Werenski turns AHL experience into NHL success

Photo: John Saraya

by Tony Brown | AHL On The Beat

For most young hockey players, even top draft choices like 19-year-old Columbus Blue Jackets defenseman Zach Werenski, the transition from amateur hockey to the pro game can be a lengthy one.

But the NHL’s Rookie of the Month for November 2016 took a faster route than many, one that ran through the 2016 Calder Cup Playoffs in Northeast Ohio.

Fresh off two successful collegiate campaigns for the University of Michigan, Werenski — a 6-foot-2, 218-pound left-handed native of Grosse Pointe, Mich. — opted to test his mettle last spring in a playoff push, joining the Lake Erie Monsters for his first-ever professional action: seven regular-season games and a championship run through the AHL postseason.

That decision, according to Columbus’s first-round selection in the 2015 NHL Entry Draft (eighth overall), was one of the most important hockey choices he’s ever made.

“After talking with the Columbus management, my advisors and family, we wanted to do what was best for me in the long run,” explained Werenski. “Going to Cleveland and getting 25 games in the AHL and playing in the playoffs and winning the Calder Cup… It was everything we talked about. It’s unbelievable hockey at that point in the AHL season and for me it was huge. I gained a lot of confidence and just to say I won a Calder Cup is pretty special.

“I would say [coming to Cleveland] ranks pretty high in my best hockey decisions.”

After supplying one goal and a plus-2 rating in seven appearances for the Monsters at the tail end of the 2015-16 regular season, Werenski broke out in the playoffs with an eye-popping five-goal, 14-point showing in the Monsters’ remarkable 15-2 dash to Calder Cup glory.

Werenski says his experience in Cleveland was critically important to his being prepared for everyday life in the NHL.

“I think my time in Cleveland definitely helped my transition this year,” said Werenski. “Going into camp, I felt comfortable battling against a lot of the guys. When I got to Cleveland from college, I relied a lot on my stick and I learned quickly that in the AHL and in pro hockey you have to take the body.
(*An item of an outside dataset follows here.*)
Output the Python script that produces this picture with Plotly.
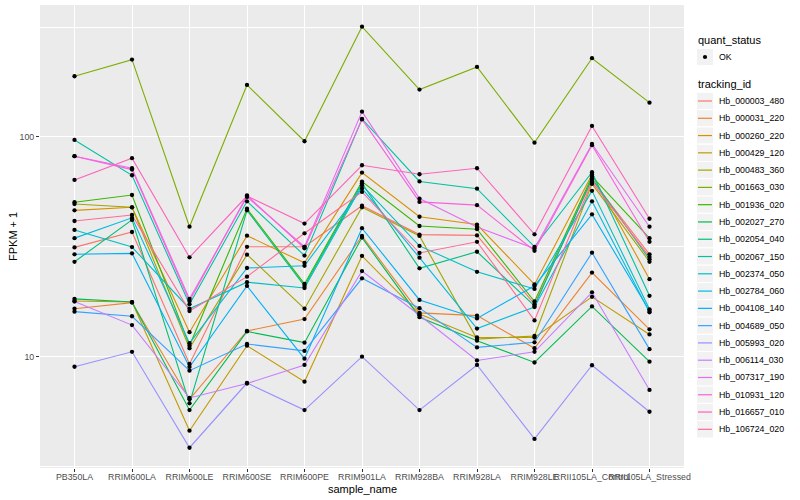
import math
import plotly.graph_objects as go

# ---------------- data ----------------
samples = ["PB350LA", "RRIM600LA", "RRIM600LE", "RRIM600SE", "RRIM600PE",
           "RRIM901LA", "RRIM928BA", "RRIM928LA", "RRIM928LE",
           "RRII105LA_Control", "RRII105LA_Stressed"]

tracking_ids = ["Hb_000003_480", "Hb_000031_220", "Hb_000260_220", "Hb_000429_120",
                "Hb_000483_360", "Hb_001663_030", "Hb_001936_020", "Hb_002027_270",
                "Hb_002054_040", "Hb_002067_150", "Hb_002374_050", "Hb_002784_060",
                "Hb_004108_140", "Hb_004689_050", "Hb_005993_020", "Hb_006114_030",
                "Hb_007317_190", "Hb_010931_120", "Hb_016657_010", "Hb_106724_020"]

quant_status = ["OK"]

# FPKM + 1 per sample (order of `samples`)
hb_000003_480 = [31.4, 36.9, 9.24, 31.6, 31.6, 48.6, 35.9, 35.6, 17.3, 63.7, 29.2]
hb_000031_220 = [16.5, 17.6, 6.38, 13.07, 14.8, 35.4, 15.8, 15.35, 10.9, 24.1, 13.3]
hb_000260_220 = [46.3, 47.8, 12.9, 35.5, 26.7, 68.8, 43.3, 39.9, 21.3, 67.5, 22.5]
hb_000429_120 = [17.9, 17.7, 4.59, 11.2, 7.68, 28.7, 15.6, 12.2, 12.2, 18.7, 12.6]
hb_000483_360 = [49.5, 47.8, 10.9, 29.1, 16.5, 47.8, 35.4, 12.0, 12.4, 61.1, 27.0]
hb_001663_030 = [189.0, 225.0, 39.0, 172.5, 95.6, 318.0, 164.3, 208.4, 94.2, 228.4, 143.3]
hb_001936_020 = [50.4, 54.4, 11.2, 47.1, 21.4, 62.6, 39.3, 38.0, 17.8, 66.1, 34.6]
hb_002027_270 = [18.3, 17.7, 5.70, 13.0, 11.56, 34.8, 15.1, 11.8, 9.39, 16.9, 9.47]
hb_002054_040 = [27.0, 41.9, 6.12, 46.3, 20.96, 61.5, 25.2, 30.0, 17.0, 64.7, 27.7]
hb_002067_150 = [96.9, 66.9, 17.3, 50.9, 28.8, 120.8, 62.7, 58.1, 31.6, 69.1, 18.9]
hb_002374_050 = [37.7, 31.5, 16.5, 21.8, 20.5, 60.3, 31.9, 24.3, 20.3, 56.8, 16.4]
hb_002784_060 = [34.6, 42.8, 11.5, 25.3, 25.9, 58.3, 28.2, 13.4, 16.8, 50.9, 15.9]
hb_004108_140 = [29.2, 29.5, 8.96, 20.96, 9.77, 38.4, 18.1, 14.9, 21.0, 44.4, 16.1]
hb_004689_050 = [16.0, 15.25, 8.62, 11.4, 10.6, 22.7, 16.6, 11.0, 11.6, 29.7, 10.8]
hb_005993_020 = [8.98, 10.5, 3.84, 7.57, 5.70, 9.98, 5.70, 9.15, 4.21, 9.12, 5.60]
hb_006114_030 = [17.8, 13.9, 6.47, 7.53, 9.15, 24.5, 15.4, 9.59, 10.5, 19.6, 7.04]
hb_007317_190 = [81.7, 72.0, 18.3, 53.3, 31.6, 130.4, 52.4, 38.9, 31.0, 92.9, 39.0]
hb_010931_120 = [81.7, 71.0, 17.9, 54.1, 31.1, 120.2, 50.6, 48.9, 30.3, 91.7, 33.3]
hb_016657_010 = [63.7, 80.0, 28.3, 53.8, 40.3, 74.3, 67.6, 72.0, 36.0, 112.2, 42.4]
hb_106724_020 = [41.4, 44.1, 16.1, 23.1, 36.4, 56.2, 29.6, 33.3, 14.6, 62.4, 28.4]

series = [hb_000003_480, hb_000031_220, hb_000260_220, hb_000429_120, hb_000483_360,
          hb_001663_030, hb_001936_020, hb_002027_270, hb_002054_040, hb_002067_150,
          hb_002374_050, hb_002784_060, hb_004108_140, hb_004689_050, hb_005993_020,
          hb_006114_030, hb_007317_190, hb_010931_120, hb_016657_010, hb_106724_020]

y_ticks = [10, 100]
y_tick_labels = ["10", "100"]


# ---------------- ggplot hue palette ----------------
def hcl_hex(h, c=100.0, l=65.0):
    Xn, Yn, Zn = 95.047, 100.0, 108.883
    un = 4 * Xn / (Xn + 15 * Yn + 3 * Zn)
    vn = 9 * Yn / (Xn + 15 * Yn + 3 * Zn)
    u = c * math.cos(math.radians(h))
    v = c * math.sin(math.radians(h))
    Y = Yn * ((l + 16) / 116) ** 3 if l > 8 else Yn * l / 903.3
    up = u / (13 * l) + un
    vp = v / (13 * l) + vn
    X = Y * 9 * up / (4 * vp)
    Z = Y * (12 - 3 * up - 20 * vp) / (4 * vp)
    X, Y, Z = X / 100, Y / 100, Z / 100
    r = 3.240479 * X - 1.537150 * Y - 0.498535 * Z
    g = -0.969256 * X + 1.875992 * Y + 0.041556 * Z
    b = 0.055648 * X - 0.204043 * Y + 1.057311 * Z

    def gam(t):
        t = 12.92 * t if t <= 0.0031308 else 1.055 * t ** (1 / 2.4) - 0.055
        return max(0, min(255, round(t * 255)))
    return "#%02X%02X%02X" % (gam(r), gam(g), gam(b))


n = len(tracking_ids)
colors = [hcl_hex(15 + 360 * i / n) for i in range(n)]

FONT = "Liberation Sans, Arial, Helvetica, sans-serif"

fig = go.Figure()
for tid, vals, col in zip(tracking_ids, series, colors):
    fig.add_trace(go.Scatter(x=samples, y=vals, mode="lines", name=tid,
                             line=dict(color=col, width=1.1), showlegend=False))
for tid, vals in zip(tracking_ids, series):
    fig.add_trace(go.Scatter(x=samples, y=vals, mode="markers", name=tid,
                             marker=dict(color="black", size=4.3), showlegend=False))

# ---------------- layout geometry (pixels) ----------------
W, H = 800, 500
PL, PR, PT, PB = 40, 684, 5, 468


def px(x):
    return (x - PL) / (PR - PL)


def py(y):
    return (PB - y) / (PB - PT)


shapes = []
annotations = []

# legend: quant_status
annotations.append(dict(x=px(696), y=py(40.5), xref="paper", yref="paper", text="quant_status",
                        showarrow=False, xanchor="left", yanchor="middle",
                        font=dict(size=11, color="black", family=FONT)))
kx0, kx1 = 696.5, 713.5
ky = 57.0
shapes.append(dict(type="rect", xref="paper", yref="paper",
                   x0=px(kx0), x1=px(kx1), y0=py(ky - 8.6), y1=py(ky + 8.6),
                   fillcolor="#F2F2F2", line=dict(color="white", width=1)))
r = 2.1
shapes.append(dict(type="circle", xref="paper", yref="paper",
                   x0=px(705 - r), x1=px(705 + r), y0=py(ky - r), y1=py(ky + r),
                   fillcolor="black", line=dict(color="black", width=0)))
annotations.append(dict(x=px(716.5), y=py(ky), xref="paper", yref="paper", text=quant_status[0],
                        showarrow=False, xanchor="left", yanchor="middle",
                        font=dict(size=8.8, color="black", family=FONT)))

# legend: tracking_id
annotations.append(dict(x=px(696), y=py(84.5), xref="paper", yref="paper", text="tracking_id",
                        showarrow=False, xanchor="left", yanchor="middle",
                        font=dict(size=11, color="black", family=FONT)))
step = 17.28
for i, (tid, col) in enumerate(zip(tracking_ids, colors)):
    cy = 101.0 + step * i
    shapes.append(dict(type="rect", xref="paper", yref="paper",
                       x0=px(kx0), x1=px(kx1), y0=py(cy - step / 2), y1=py(cy + step / 2),
                       fillcolor="#F2F2F2", line=dict(color="white", width=1)))
    shapes.append(dict(type="line", xref="paper", yref="paper",
                       x0=px(698), x1=px(712), y0=py(cy), y1=py(cy),
                       line=dict(color=col, width=1.2)))
    annotations.append(dict(x=px(716.5), y=py(cy), xref="paper", yref="paper", text=tid,
                            showarrow=False, xanchor="left", yanchor="middle",
                            font=dict(size=8.8, color="black", family=FONT)))

# axis titles
annotations.append(dict(x=px(362), y=py(488.5), xref="paper", yref="paper", text="sample_name",
                        showarrow=False, xanchor="center", yanchor="middle",
                        font=dict(size=11, color="black", family=FONT)))
annotations.append(dict(x=px(12.5), y=py(236.5), xref="paper", yref="paper", text="FPKM + 1",
                        showarrow=False, xanchor="center", yanchor="middle", textangle=-90,
                        font=dict(size=11, color="black", family=FONT)))

fig.update_layout(
    width=W, height=H, autosize=False,
    margin=dict(l=PL, r=W - PR, t=PT, b=H - PB, pad=0),
    paper_bgcolor="white", plot_bgcolor="#EBEBEB",
    font=dict(family=FONT, size=8.8, color="#4D4D4D"),
    shapes=shapes, annotations=annotations, showlegend=False,
    xaxis=dict(type="category", categoryorder="array", categoryarray=samples,
               range=[-0.6, len(samples) - 0.4], showgrid=True, gridcolor="white", gridwidth=1.1,
               zeroline=False, showline=False, ticks="outside", ticklen=3, tickwidth=1,
               tickcolor="#333333", tickangle=0, ticklabelstandoff=-3,
               tickfont=dict(size=8.8, color="#4D4D4D", family=FONT)),
    yaxis=dict(type="log", range=[0.492, 2.601], tickmode="array", tickvals=y_ticks,
               ticktext=y_tick_labels, showgrid=True, gridcolor="white", gridwidth=1.1,
               zeroline=False, showline=False, ticks="outside", ticklen=3, tickwidth=1,
               tickcolor="#333333", tickfont=dict(size=8.8, color="#4D4D4D", family=FONT),
               minor=dict(tickmode="array", tickvals=[10 ** 0.5, 10 ** 1.5, 10 ** 2.5],
                          showgrid=True, gridcolor="white", gridwidth=0.5, ticks="")),
)

fig.write_html("out.html", config={"displayModeBar": False},
               post_script="document.body.style.margin='0';document.body.style.padding='0';")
That’s something I kind of focused on and tried to do over the summer and I think that’s one thing I learned [in the AHL] that’s really helped me this year.”

Like any first-time pro, Werenski turned to the leaders in his dressing room to learn the ropes at the AHL level and Werenski says there were no better, or more important, role models for him than Cleveland captain and 14th-year veteran Ryan Craig and his top assistant, 11th-year blue-liner Jaime Sifers.

“Those guys were huge for me,” said Werenski. “From the second I got there, they made me feel comfortable, they made me feel a part of the team. They show up to work every day, they’re the hardest-working guys on the ice and everyone looks up to them. For me to be in the locker room with those guys and learn from them was so huge for me when I stepped into pro hockey.”

A bona fide NHL’er these days, Werenski has logged significant minutes for Blue Jackets head coach John Tortorella and has factored into Columbus’s dream start to the 2016-17 season in a major way, ranking among the first-place Blue Jackets’ top scorers all year.

But flashing back to 2016, Werenski has a clear message to the Cleveland fans that helped the Monsters snap a 52-year Championship drought a season ago.

“I just want to say thanks for all the support; it was memorable and it made my time in Cleveland and in the AHL so much fun,” said Werenski. “Without [the fans] we wouldn’t have been able to do it, so thanks to you guys. It was truly special.”